Three Reasons to Try
Storyist writing software ($59 software for Mac) helped me produce a 320 page novel during July’s Camp NaNoWriMo. Storyist was one of the camp’s three corporate sponsors. With Storyist, I decided to exceed the 50,000 word NaNoWriMo goal and do 80,000 instead. And I did. Here’s how.
Everything in One Place
Storyist writing software has everything necessary to crank out any writing project. The typing area can be full screen but is initially bordered on the left by a collection of project tools. First among these is a set of bookmarks for quick access to any part of the manuscript or tools. Next, the manuscript itself is summarized into chapters and each chapter into scenes or other short sections, each with its own summary page.
Then come character and setting summaries. When I first started using Storyist, I put too much detail into the summaries. Now I include for each character only a birth date, full and nick names, a three sentence summary, a speech peculiarity to remember as I write, and a sketch of the character’s growth arc. For each setting I include only a single word for each of the six senses (including intuition) and an unexpected contrast that brings the setting to life.
The final two tools in the left-hand column are a collection of every image added to the project to help the writer visualize characters, settings, symbolic objects, and anything else, and then a collection of all research documents used in the project.

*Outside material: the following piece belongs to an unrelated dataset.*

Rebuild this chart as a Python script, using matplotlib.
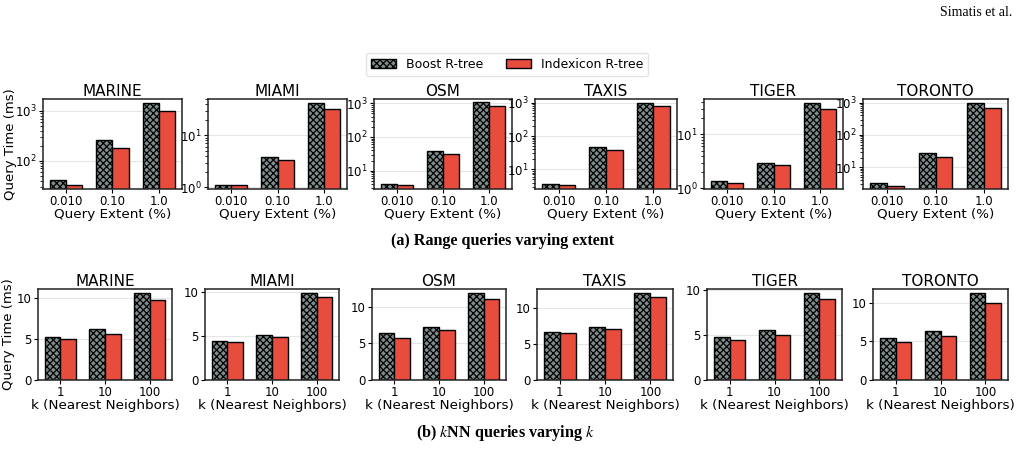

It helps to have all those tools just to the left of where you are entering text. Other apps for writers have similar arrangements, but few have the two little arrows that make all this work so well in Storyist. Like a web browser, a forward arrow and a back arrow reside at the top of every page. Not only can you avoid having half a dozen windows open on the desktop, but it takes only a single click to jump back to where you were working.
Storyist has storyboard and outline views. However, the chapter and scene summary pages can also be used as an overview outline. And they are always available just to the left of the text entry area.
Probably the feature I most appreciate in Storyist is its ability to design and track the growth of any character. Every scene or subdivision provides a place to link to some milestone along a character’s arc.
There are several other features described on the Storyist web site. Storyist has everything you really need without any of it getting in the way. I once told Steve Shepard, CEO and the developer of this writing software, “It is software the way I would have designed it: customizable to my way of working, not overly structured, and running the way Mac users would expect.” I still think that.